(Source data)
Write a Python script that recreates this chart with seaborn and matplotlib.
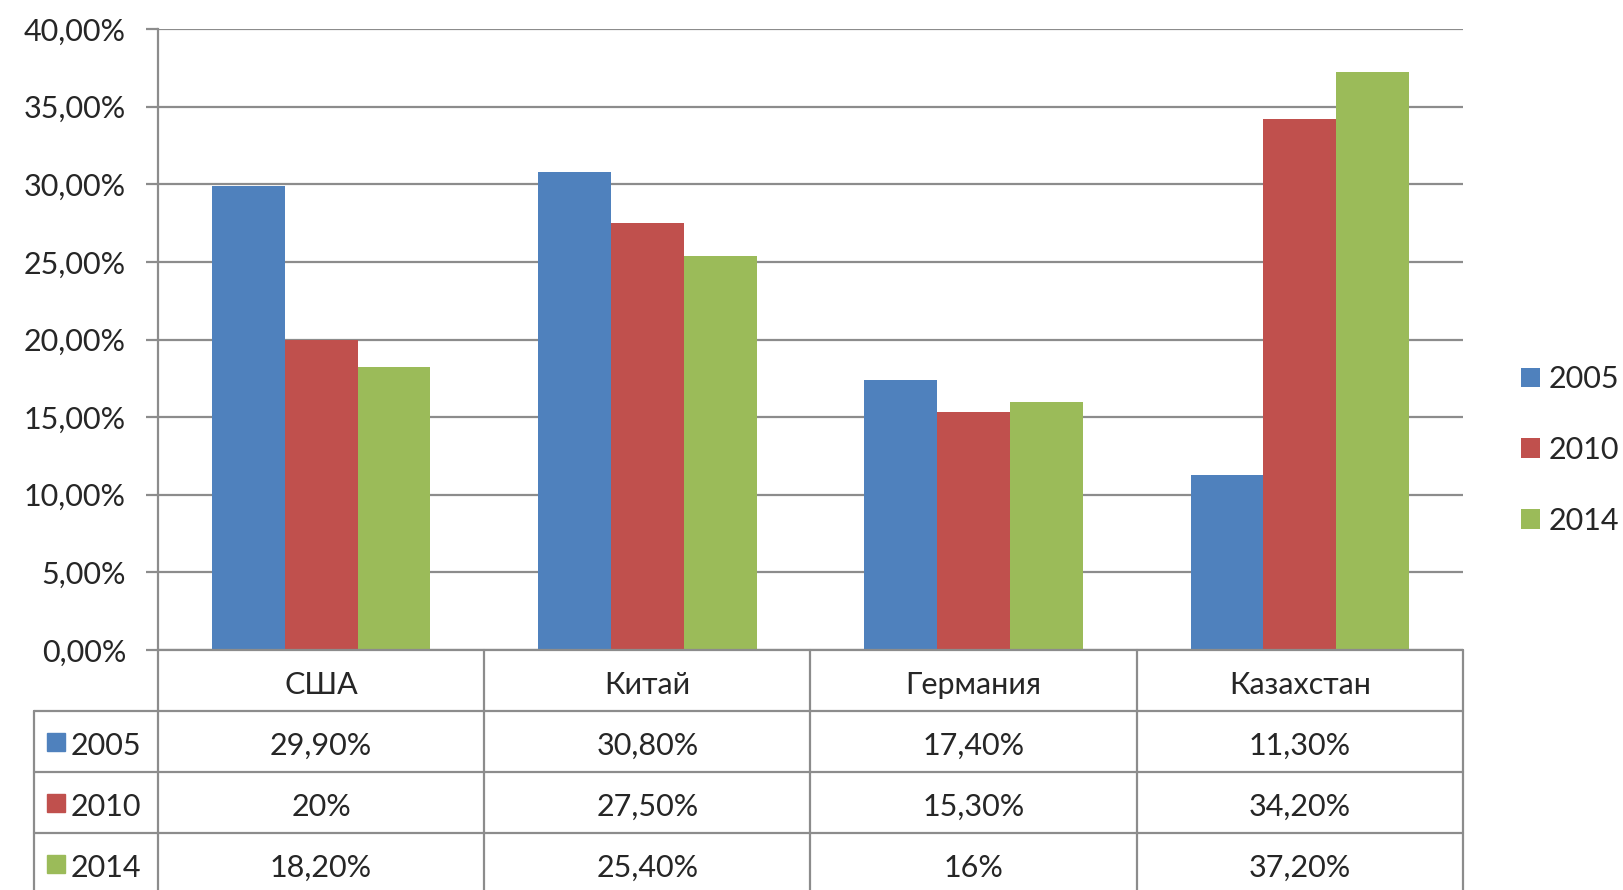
import matplotlib
matplotlib.use('Agg')
import matplotlib.pyplot as plt
import matplotlib.ticker as mticker
import seaborn as sns
import pandas as pd

countries = ['США', 'Китай', 'Германия', 'Казахстан']
years = ['2005', '2010', '2014']
share_2005 = [29.9, 30.8, 17.4, 11.3]
share_2010 = [20.0, 27.5, 15.3, 34.2]
share_2014 = [18.2, 25.4, 16.0, 37.2]
colors = ['#4F81BD', '#C0504D', '#9BBB59']

series = {'2005': share_2005, '2010': share_2010, '2014': share_2014}
df = pd.DataFrame([
    {'country': c, 'year': y, 'share': v}
    for y in years for c, v in zip(countries, series[y])
])


def fmt_pct(v):
    # excel style: 29,90% but 20%
    if float(v).is_integer():
        return f'{int(v)}%'
    return f'{v:.2f}'.replace('.', ',') + '%'


sns.set_style('white')
plt.rcParams['font.family'] = ['Lato', 'Noto Sans', 'DejaVu Sans']
FS = 22
TXT = '#262626'
GRID = '#8c8c8c'

W, H = 1624, 890
fig = plt.figure(figsize=(W / 100, H / 100), dpi=100)

# pixel layout of the plot area
x0, x1 = 158, 1463
y_top, y_zero = 29, 650
row_h = 61
ax = fig.add_axes([x0 / W, 1 - y_zero / H, (x1 - x0) / W, (y_zero - y_top) / H])

sns.barplot(data=df, x='country', y='share', hue='year', order=countries,
            hue_order=years, palette=colors, width=0.67, saturation=1,
            linewidth=0, ax=ax)
ax.set_xlim(-0.5, len(countries) - 0.5)
ax.set_ylim(0, 40)
ax.set_yticks(range(0, 41, 5))
ax.yaxis.set_major_formatter(mticker.FuncFormatter(
    lambda v, p: f'{v:.2f}'.replace('.', ',') + '%'))
ax.yaxis.grid(True, color=GRID, lw=1.6)
ax.set_axisbelow(True)
ax.set_xlabel('')
ax.set_ylabel('')
ax.set_xticks([])
for s in ['top', 'right', 'bottom']:
    ax.spines[s].set_visible(False)
ax.spines['left'].set_color(GRID)
ax.spines['left'].set_linewidth(1.6)
ax.tick_params(axis='y', length=9, width=1.6, color=GRID, pad=14,
               labelsize=FS, labelcolor=TXT, left=True)

# legend on the right
handles, labels = ax.get_legend_handles_labels()
ax.legend(handles, labels, loc='center left', bbox_to_anchor=(1.035, 0.322),
          frameon=False, fontsize=FS, labelcolor=TXT, handlelength=0.62,
          handleheight=0.62, handletextpad=0.3, labelspacing=1.4,
          borderaxespad=0)

# data table under the chart
tab = fig.add_axes([x0 / W, 1 - (y_zero + 4 * row_h) / H,
                    (x1 - x0) / W, 4 * row_h / H])
tab.set_xlim(-0.5, len(countries) - 0.5)
tab.set_ylim(4, 0)
tab.axis('off')
unit = (x1 - x0) / len(countries)  # px per category
left_edge = -0.5 - (x0 - 34) / unit

lk = dict(color=GRID, lw=1.6, clip_on=False)
tab.plot([-0.5, 3.5], [0, 0], **lk)
for r in [1, 2, 3]:
    tab.plot([left_edge, 3.5], [r, r], **lk)
for xb in [i - 0.5 for i in range(len(countries) + 1)]:
    tab.plot([xb, xb], [0, 4], **lk)
tab.plot([left_edge, left_edge], [1, 4], **lk)

for i, c in enumerate(countries):
    tab.text(i, 0.58, c, ha='center', va='center', fontsize=FS, color=TXT)
for r, y in enumerate(years):
    vals = series[y]
    for i, v in enumerate(vals):
        tab.text(i, r + 1.57, fmt_pct(v), ha='center', va='center',
                 fontsize=FS, color=TXT)
    sq_x = -0.5 - (x0 - 56) / unit
    tab.plot(sq_x, r + 1.5, marker='s', ms=13, color=colors[r],
             clip_on=False, ls='none')
    tab.text(-0.5 - (x0 - 71) / unit, r + 1.57, y, ha='left', va='center',
             fontsize=FS, color=TXT)

fig.savefig('out.png', dpi=100)
plt.close(fig)
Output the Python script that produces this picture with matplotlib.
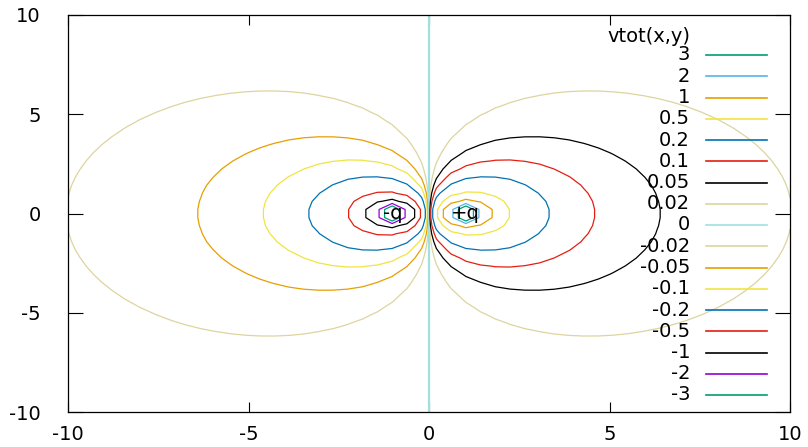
import numpy as np
import matplotlib
matplotlib.use("Agg")
import matplotlib.pyplot as plt
from matplotlib.lines import Line2D

# ---- data ----
charge_x = [-1.0, 1.0]
charge_y = [0.0, 0.0]
charge_q = [-1.0, 1.0]
charge_labels = ["-q", "+q"]
levels = [3, 2, 1, 0.5, 0.2, 0.1, 0.05, 0.02, 0, -0.02, -0.05, -0.1, -0.2, -0.5, -1, -2, -3]
level_labels = ["3", "2", "1", "0.5", "0.2", "0.1", "0.05", "0.02", "0",
                "-0.02", "-0.05", "-0.1", "-0.2", "-0.5", "-1", "-2", "-3"]
level_colors = ["#009e73", "#56b4e9", "#e69f00", "#f0e442", "#0072b2", "#e51e10", "#000000",
                "#ddd49f", "#a0e0e0", "#ddd49f", "#e69f00", "#f0e442", "#0072b2", "#e51e10",
                "#000000", "#9400d3", "#009e73"]
xticks = [-10, -5, 0, 5, 10]
yticks = [-10, -5, 0, 5, 10]
n_samples = 50

plt.rcParams['font.family'] = ['DejaVu Sans']
FS = 14

fig = plt.figure(figsize=(8.08, 4.47), dpi=100)
ax = fig.add_axes([68/808, 1-412/447, (790-68)/808, (412-15)/447])

xs = np.linspace(-10, 10, n_samples)
ys = np.linspace(-10, 10, n_samples)
X, Y = np.meshgrid(xs, ys)
V = np.zeros_like(X)
for cx, cy, q in zip(charge_x, charge_y, charge_q):
    V += q / np.sqrt((X - cx)**2 + (Y - cy)**2)

order = np.argsort(levels)
lv_sorted = [levels[i] for i in order]
col_sorted = [level_colors[i] for i in order]
lw_sorted = [1.6 if levels[i] == 0 else 0.9 for i in order]
ax.contour(X, Y, V, levels=lv_sorted, colors=col_sorted, linewidths=lw_sorted)

for cx, cy, lab in zip(charge_x, charge_y, charge_labels):
    ax.text(cx, cy, lab, ha='center', va='center', fontsize=FS)

ax.set_xlim(-10, 10)
ax.set_ylim(-10, 10)
ax.set_xticks(xticks)
ax.set_yticks(yticks)
ax.set_xticklabels([str(t) for t in xticks])
ax.set_yticklabels([str(t) for t in yticks])
ax.tick_params(axis='x', direction='in', top=True, bottom=True, length=7, width=0.8,
               labelsize=FS, pad=9, colors='black')
ax.tick_params(axis='y', direction='in', left=True, right=True, length=11, width=0.8,
               labelsize=FS, pad=19.5)
for s in ax.spines.values():
    s.set_linewidth(0.9)

# gnuplot-style key
def yfrac(py):
    return (412 - py) / (412 - 15)
def xfrac(px):
    return (px - 68) / (790 - 68)

ax.text(xfrac(690), yfrac(36), "vtot(x,y)", transform=ax.transAxes, ha='right', va='center', fontsize=FS)
for i, (lab, col, lv) in enumerate(zip(level_labels, level_colors, levels)):
    py = 55 + i * 21.25
    ax.text(xfrac(690), yfrac(py), lab, transform=ax.transAxes, ha='right', va='center', fontsize=FS)
    ax.add_line(Line2D([xfrac(706), xfrac(767)], [yfrac(py), yfrac(py)], transform=ax.transAxes,
                       color=col, lw=1.2, clip_on=False))

fig.savefig("out.png", dpi=100)
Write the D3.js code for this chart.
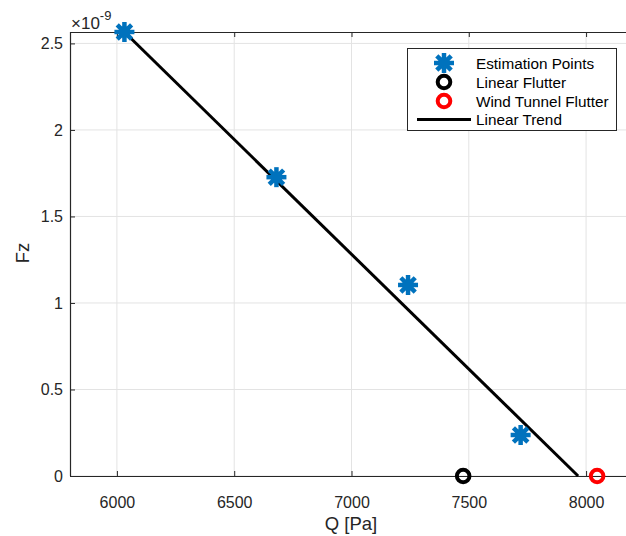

Your task: Skip the pictures and restate exactly the lines from the beginning of the listing to the line with "ax = fig.add_axes([x0", that line included.

Exercise result:
Write a Python script that recreates this chart with seaborn and matplotlib.
import matplotlib
matplotlib.use('Agg')
import matplotlib.pyplot as plt
import matplotlib.ticker as mticker
import seaborn as sns
import pandas as pd

countries = ['США', 'Китай', 'Германия', 'Казахстан']
years = ['2005', '2010', '2014']
share_2005 = [29.9, 30.8, 17.4, 11.3]
share_2010 = [20.0, 27.5, 15.3, 34.2]
share_2014 = [18.2, 25.4, 16.0, 37.2]
colors = ['#4F81BD', '#C0504D', '#9BBB59']

series = {'2005': share_2005, '2010': share_2010, '2014': share_2014}
df = pd.DataFrame([
    {'country': c, 'year': y, 'share': v}
    for y in years for c, v in zip(countries, series[y])
])


def fmt_pct(v):
    # excel style: 29,90% but 20%
    if float(v).is_integer():
        return f'{int(v)}%'
    return f'{v:.2f}'.replace('.', ',') + '%'


sns.set_style('white')
plt.rcParams['font.family'] = ['Lato', 'Noto Sans', 'DejaVu Sans']
FS = 22
TXT = '#262626'
GRID = '#8c8c8c'

W, H = 1624, 890
fig = plt.figure(figsize=(W / 100, H / 100), dpi=100)

# pixel layout of the plot area
x0, x1 = 158, 1463
y_top, y_zero = 29, 650
row_h = 61
ax = fig.add_axes([x0 / W, 1 - y_zero / H, (x1 - x0) / W, (y_zero - y_top) / H])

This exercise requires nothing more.